● Instructions for the task
Copy each line that contains the word "this".

** begin Records for processing **

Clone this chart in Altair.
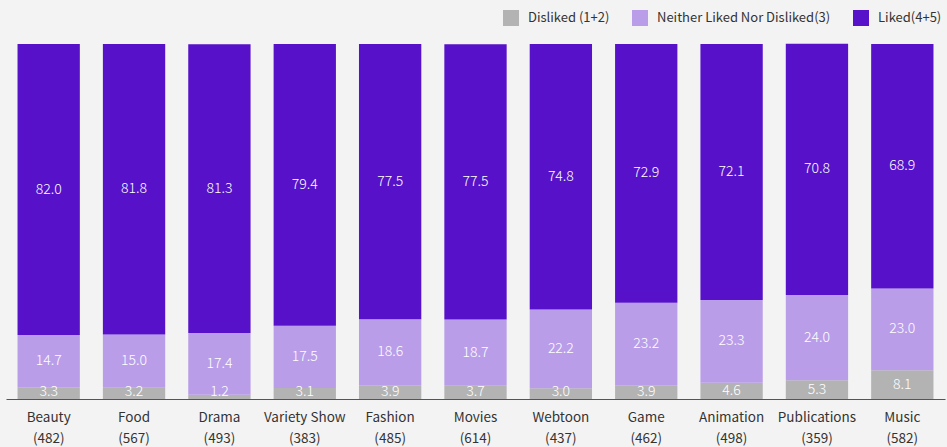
import altair as alt
import pandas as pd

categories = ["Beauty", "Food", "Drama", "Variety Show", "Fashion", "Movies",
              "Webtoon", "Game", "Animation", "Publications", "Music"]
counts = [482, 567, 493, 383, 485, 614, 437, 462, 498, 359, 582]
disliked = [3.3, 3.2, 1.2, 3.1, 3.9, 3.7, 3.0, 3.9, 4.6, 5.3, 8.1]
neither = [14.7, 15.0, 17.4, 17.5, 18.6, 18.7, 22.2, 23.2, 23.3, 24.0, 23.0]
liked = [82.0, 81.8, 81.3, 79.4, 77.5, 77.5, 74.8, 72.9, 72.1, 70.8, 68.9]

series = ["Disliked (1+2)", "Neither Liked Nor Disliked(3)", "Liked(4+5)"]
colors = ["#b3b3b3", "#b99de9", "#5611c9"]

rows = []
for i, c in enumerate(categories):
    lab = f"{c}\n({counts[i]})"
    for k, (s, vals) in enumerate(zip(series, [disliked, neither, liked])):
        rows.append({"cat": lab, "series": s, "order": k, "value": vals[i]})
df = pd.DataFrame(rows)
cat_labels = [f"{c}\n({counts[i]})" for i, c in enumerate(categories)]

base = alt.Chart(df).transform_stack(
    stack="value", groupby=["cat"], as_=["y0", "y1"],
    sort=[alt.SortField("order", order="ascending")]
).transform_calculate(
    mid="max((datum.y0 + datum.y1) / 2, 1.9)"
)

x = alt.X("cat:N", sort=cat_labels, title=None,
          scale=alt.Scale(paddingInner=0.27, paddingOuter=0.135),
          axis=alt.Axis(labelExpr="split(datum.label, '\\n')", labelAngle=0,
                        ticks=False, domainColor="#555555", domainWidth=1,
                        labelFont="Noto Sans CJK KR", labelFontSize=13.5,
                        labelColor="#333333", labelPadding=11, labelLineHeight=21))

bars = base.mark_bar().encode(
    x=x,
    y=alt.Y("y0:Q", scale=alt.Scale(domain=[0, 100], nice=False), axis=None),
    y2="y1:Q",
    color=alt.Color("series:N", sort=series,
                    scale=alt.Scale(domain=series, range=colors),
                    legend=alt.Legend(title=None, orient="none", direction="horizontal",
                                      legendX=497, legendY=-34,
                                      symbolType="square", symbolSize=256,
                                      symbolStrokeWidth=0, symbolOpacity=1,
                                      labelFont="Noto Sans CJK KR", labelFontSize=13,
                                      labelLimit=0,
                                      labelColor="#333333", labelOffset=9,
                                      columnPadding=22)),
)

labels = base.mark_text(color="white", font="Noto Sans CJK KR", fontSize=14,
                        fontWeight=300, baseline="middle").encode(
    x=alt.X("cat:N", sort=cat_labels),
    y=alt.Y("mid:Q"),
    text=alt.Text("value:Q", format=".1f"),
)

chart = alt.layer(bars, labels).properties(
    width=939, height=355,
    padding={"left": 6, "top": 44, "right": 2, "bottom": 48},
    autosize=alt.AutoSizeParams(type="none"),
    background="#f3f3f3",
).configure_view(stroke=None)

chart.save("out.html", embed_options={"renderer": "svg", "actions": False})
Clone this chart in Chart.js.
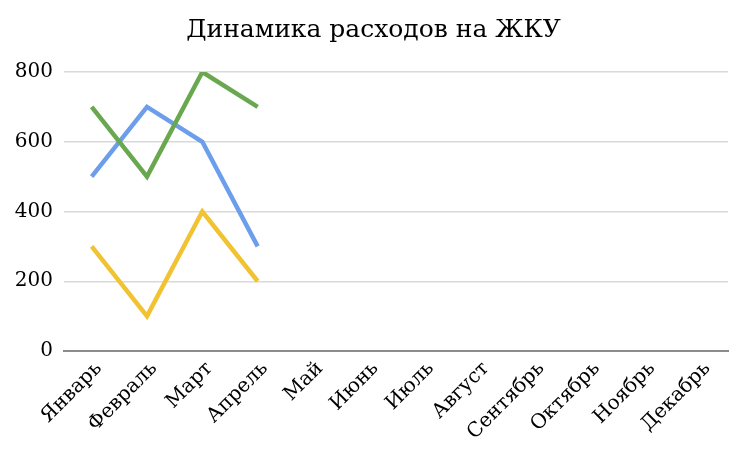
<!DOCTYPE html>
<html>
<head>
<meta charset="utf-8">
<script src="https://cdn.jsdelivr.net/npm/chart.js@4"></script>
<style>
  html, body { margin: 0; padding: 0; background: #ffffff; }
  #wrap { width: 747px; height: 458px; }
</style>
</head>
<body>
<div id="wrap"><canvas id="costChart"></canvas></div>
<script>
// Categories and series
const months = ['Январь', 'Февраль', 'Март', 'Апрель', 'Май', 'Июнь', 'Июль', 'Август', 'Сентябрь', 'Октябрь', 'Ноябрь', 'Декабрь'];
const blueSeries = [500, 700, 600, 300, null, null, null, null, null, null, null, null];
const greenSeries = [700, 500, 800, 700, null, null, null, null, null, null, null, null];
const yellowSeries = [300, 100, 400, 200, null, null, null, null, null, null, null, null];
const yTicks = [0, 200, 400, 600, 800];

const fontFamily = '"DejaVu Serif", "Liberation Serif", serif';

function lineSet(label, data, color) {
  return {
    label: label,
    data: data,
    borderColor: color,
    backgroundColor: color,
    borderWidth: 4.5,
    pointRadius: 0,
    tension: 0,
    spanGaps: false
  };
}

// dataset 0 is painted last (on top), green sits over blue in the reference
new Chart(document.getElementById('costChart'), {
  type: 'line',
  data: {
    labels: months,
    datasets: [
      lineSet('Зелёный', greenSeries, '#6aa84f'),
      lineSet('Синий', blueSeries, '#6d9eeb'),
      lineSet('Жёлтый', yellowSeries, '#f1c232')
    ]
  },
  options: {
    responsive: true,
    maintainAspectRatio: false,
    animation: false,
    layout: { padding: 0 },
    plugins: {
      legend: { display: false },
      tooltip: { enabled: false },
      title: {
        display: true,
        text: 'Динамика расходов на ЖКУ',
        color: '#000000',
        font: { family: fontFamily, size: 25, weight: 'normal' },
        padding: { top: 15, bottom: 27 }
      }
    },
    scales: {
      x: {
        offset: true,
        grid: { display: false, drawTicks: false },
        border: { display: true, color: '#8c8c8c', width: 2 },
        ticks: {
          color: '#000000',
          font: { family: fontFamily, size: 20 },
          minRotation: 45,
          maxRotation: 45,
          autoSkip: false,
          padding: 6,
          labelOffset: 7
        },
        afterFit: function(scale) { scale.height = 107; }
      },
      y: {
        min: 0,
        max: 800,
        afterBuildTicks: function(scale) {
          scale.ticks = yTicks.map(function(v) { return { value: v }; });
        },
        grid: { color: '#d9d9d9', lineWidth: 1.5, drawTicks: false },
        border: { display: false },
        ticks: {
          color: '#000000',
          font: { family: fontFamily, size: 20 },
          padding: 11
        },
        afterFit: function(scale) { scale.width = 64; }
      },
      // empty right margin so the title stays centred on the whole page
      spacer: {
        type: 'linear',
        position: 'right',
        grid: { display: false, drawTicks: false },
        border: { display: false },
        ticks: { display: false },
        afterFit: function(scale) { scale.width = 19; }
      }
    }
  }
});
</script>
</body>
</html>
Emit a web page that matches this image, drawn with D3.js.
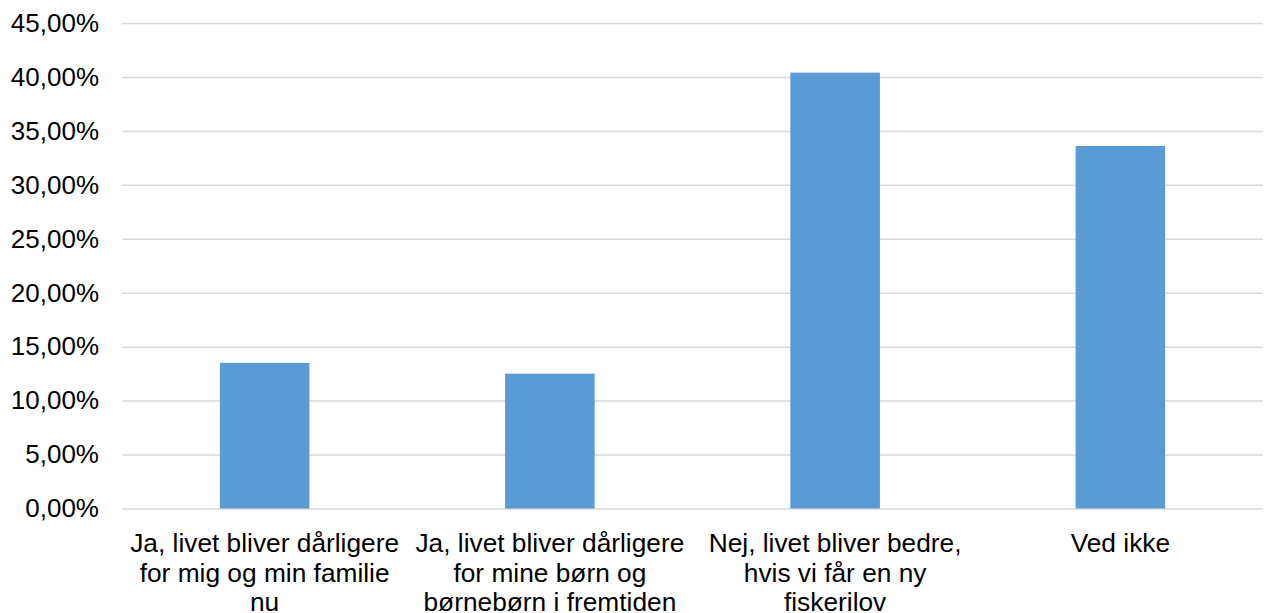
<!DOCTYPE html>
<html>
<head>
<meta charset="utf-8">
<script src="https://cdn.jsdelivr.net/npm/d3@7"></script>
<style>
  html, body { margin: 0; padding: 0; background: #fff; }
  svg { display: block; font-family: "Liberation Sans", Arial, sans-serif; }
</style>
</head>
<body>
<svg id="chart" width="1269" height="613"></svg>
<script>
const categories = [
  "Ja, livet bliver dårligere\nfor mig og min familie\nnu",
  "Ja, livet bliver dårligere\nfor mine børn og\nbørnebørn i fremtiden",
  "Nej, livet bliver bedre,\nhvis vi får en ny\nfiskerilov",
  "Ved ikke"
];
const values = [0.135, 0.125, 0.404, 0.336];
const yTicks = [0, 0.05, 0.10, 0.15, 0.20, 0.25, 0.30, 0.35, 0.40, 0.45];

const svg = d3.select("#chart");
const margin = { left: 122, right: 6, top: 23, bottom: 104.5 };
const W = 1269, H = 613;

const x = d3.scaleBand()
  .domain(categories)
  .range([margin.left, W - margin.right])
  .paddingInner(0.686)
  .paddingOuter(0.343);

const y = d3.scaleLinear()
  .domain([0, 0.45])
  .range([H - margin.bottom, margin.top]);

const fmt = v => (v * 100).toFixed(2).replace(".", ",") + "%";

// gridlines + tick labels
const yAxis = d3.axisLeft(y)
  .tickValues(yTicks)
  .tickSize(-(W - margin.right - margin.left))
  .tickFormat(fmt)
  .tickPadding(23);

const gy = svg.append("g")
  .attr("transform", `translate(${margin.left},0)`)
  .call(yAxis);
gy.select(".domain").remove();
gy.selectAll(".tick line").attr("stroke", "#d9d9d9").attr("stroke-width", 1.5);
gy.selectAll(".tick text")
  .attr("fill", "#000")
  .style("font-size", "26px")
  .style("font-family", '"Liberation Sans", Arial, sans-serif');

// bars
svg.append("g").selectAll("rect")
  .data(categories)
  .join("rect")
  .attr("x", d => x(d))
  .attr("width", x.bandwidth())
  .attr("y", (d, i) => y(values[i]))
  .attr("height", (d, i) => y(0) - y(values[i]))
  .attr("fill", "#5b9bd5");

// category labels
const gx = svg.append("g");
categories.forEach(c => {
  const lines = c.split("\n");
  const t = gx.append("text")
    .attr("text-anchor", "middle")
    .attr("font-size", 26.3)
    .attr("fill", "#000");
  lines.forEach((ln, j) => {
    t.append("tspan")
      .attr("x", x(c) + x.bandwidth() / 2)
      .attr("y", y(0) + 43.8 + j * 29.5)
      .text(ln);
  });
});
</script>
</body>
</html>
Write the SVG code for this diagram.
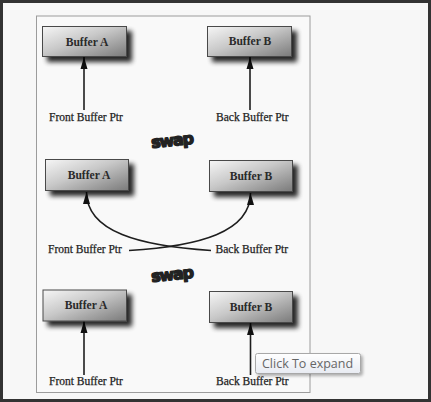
<svg xmlns="http://www.w3.org/2000/svg" width="431" height="402" viewBox="0 0 431 402">
<style>
.box{fill:url(#bg);stroke:#4a4a4a;stroke-width:1}
.bl{font-family:"Liberation Serif",serif;font-size:11.6px;font-weight:bold;fill:#2a2a2a;text-anchor:middle}
.pl{font-family:"Liberation Serif",serif;font-size:11.5px;fill:#1e1e1e;stroke:#1e1e1e;stroke-width:0.25}
.ln{fill:none;stroke:#1e1e1e;stroke-width:1.6}
.sw{font-family:"DejaVu Sans",sans-serif;font-size:16px;font-weight:bold;fill:#222;stroke:#222;stroke-width:1.4;stroke-linejoin:round;letter-spacing:-1.2px}
</style>
<defs>
<linearGradient id="bg" x1="0" y1="0" x2="1" y2="1">
<stop offset="0" stop-color="#f6f6f6"/>
<stop offset="0.45" stop-color="#c8c8c8"/>
<stop offset="1" stop-color="#7a7a7a"/>
</linearGradient>
<filter id="sh" x="-20%" y="-30%" width="150%" height="180%">
<feGaussianBlur in="SourceAlpha" stdDeviation="2.6"/>
<feOffset dx="5" dy="5" result="b"/>
<feComponentTransfer><feFuncA type="linear" slope="0.85"/></feComponentTransfer>
<feMerge><feMergeNode/><feMergeNode in="SourceGraphic"/></feMerge>
</filter>
<filter id="ts" x="-10%" y="-20%" width="130%" height="160%">
<feGaussianBlur in="SourceAlpha" stdDeviation="1.5"/>
<feOffset dx="2" dy="2"/>
<feComponentTransfer><feFuncA type="linear" slope="0.3"/></feComponentTransfer>
<feMerge><feMergeNode/><feMergeNode in="SourceGraphic"/></feMerge>
</filter>
<linearGradient id="tg" x1="0" y1="0" x2="0" y2="1">
<stop offset="0" stop-color="#ffffff"/>
<stop offset="1" stop-color="#e8ebf2"/>
</linearGradient>
<marker id="ah" viewBox="0 0 12 8" refX="12" refY="4" markerWidth="12" markerHeight="8" markerUnits="userSpaceOnUse" orient="auto">
<path d="M0,0.5 L12,4 L0,7.5 Z" fill="#111"/>
</marker>
</defs>
<rect x="0" y="0" width="431" height="402" fill="#333"/>
<rect x="3" y="3" width="425" height="396" fill="#f7f7f7"/>
<rect x="36.5" y="16" width="273.5" height="376.5" fill="#f9f9f9" stroke="#9c9c9c" stroke-width="1"/>

<g id="connectors">
<path class="ln" d="M84,110 L84,57" marker-end="url(#ah)"/>
<path class="ln" d="M250,110 L250,57" marker-end="url(#ah)"/>
<path class="ln" d="M211,250.5 C140,246 86.5,232 86.5,192" marker-end="url(#ah)"/>
<path class="ln" d="M129,250.5 C200,246 250.5,232 250.5,193" marker-end="url(#ah)"/>
<path class="ln" d="M84,375 L84,321" marker-end="url(#ah)"/>
<path class="ln" d="M250.5,375 L250.5,323" marker-end="url(#ah)"/>
</g>

<g id="a1"><rect class="box" x="42.5" y="26.5" width="84" height="30" filter="url(#sh)"/><text class="bl" x="87" y="45.5">Buffer A</text></g>
<g id="b1"><rect class="box" x="207.5" y="26.5" width="84" height="30" filter="url(#sh)"/><text class="bl" x="250" y="45">Buffer B</text></g>
<g id="fp1"><text class="pl" x="49" y="121">Front Buffer Ptr</text></g>
<g id="bp1"><text class="pl" x="216" y="121">Back Buffer Ptr</text></g>
<g id="swap1"><text class="sw" x="151" y="146" transform="rotate(-6 171 140)">swap</text></g>

<g id="a2"><rect class="box" x="45.5" y="159.5" width="83" height="31" filter="url(#sh)"/><text class="bl" x="89" y="179">Buffer A</text></g>
<g id="b2"><rect class="box" x="209.5" y="160.5" width="83" height="31" filter="url(#sh)"/><text class="bl" x="251" y="179.5">Buffer B</text></g>
<g id="fp2"><text class="pl" x="48" y="253">Front Buffer Ptr</text></g>
<g id="bp2"><text class="pl" x="215.5" y="253">Back Buffer Ptr</text></g>
<g id="swap2"><text class="sw" x="151" y="280" transform="rotate(-6 171 274)">swap</text></g>

<g id="a3"><rect class="box" x="43" y="290" width="83.5" height="31" filter="url(#sh)"/><text class="bl" x="86" y="309">Buffer A</text></g>
<g id="b3"><rect class="box" x="209.5" y="291.5" width="83" height="31" filter="url(#sh)"/><text class="bl" x="251" y="310.5">Buffer B</text></g>
<g id="fp3"><text class="pl" x="49" y="385">Front Buffer Ptr</text></g>
<g id="bp3"><text class="pl" x="216" y="385">Back Buffer Ptr</text></g>

<g id="tooltip">
<rect x="255.5" y="353.5" width="105" height="20" rx="2" fill="url(#tg)" stroke="#a8a8a8" stroke-width="1" filter="url(#ts)"/>
<text x="262" y="368" font-family="'Open Sans','DejaVu Sans',sans-serif" font-size="12.5" fill="#666">Click To expand</text>
</g>
</svg>
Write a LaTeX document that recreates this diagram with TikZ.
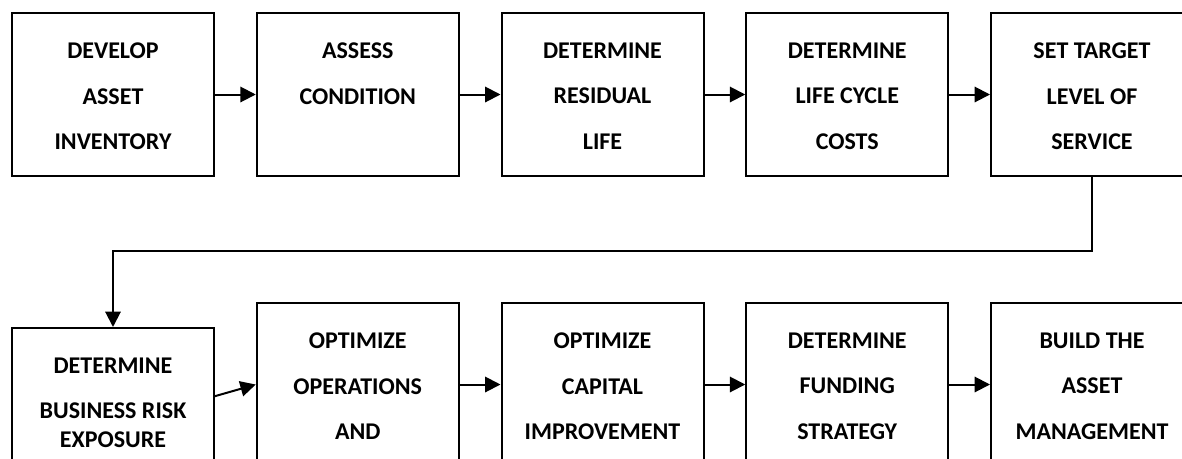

** end Records for processing **

● Task result
Clone this chart in Altair.
Clone this chart in Chart.js.
Emit a web page that matches this image, drawn with D3.js.
Write the SVG code for this diagram.
Write a LaTeX document that recreates this diagram with TikZ.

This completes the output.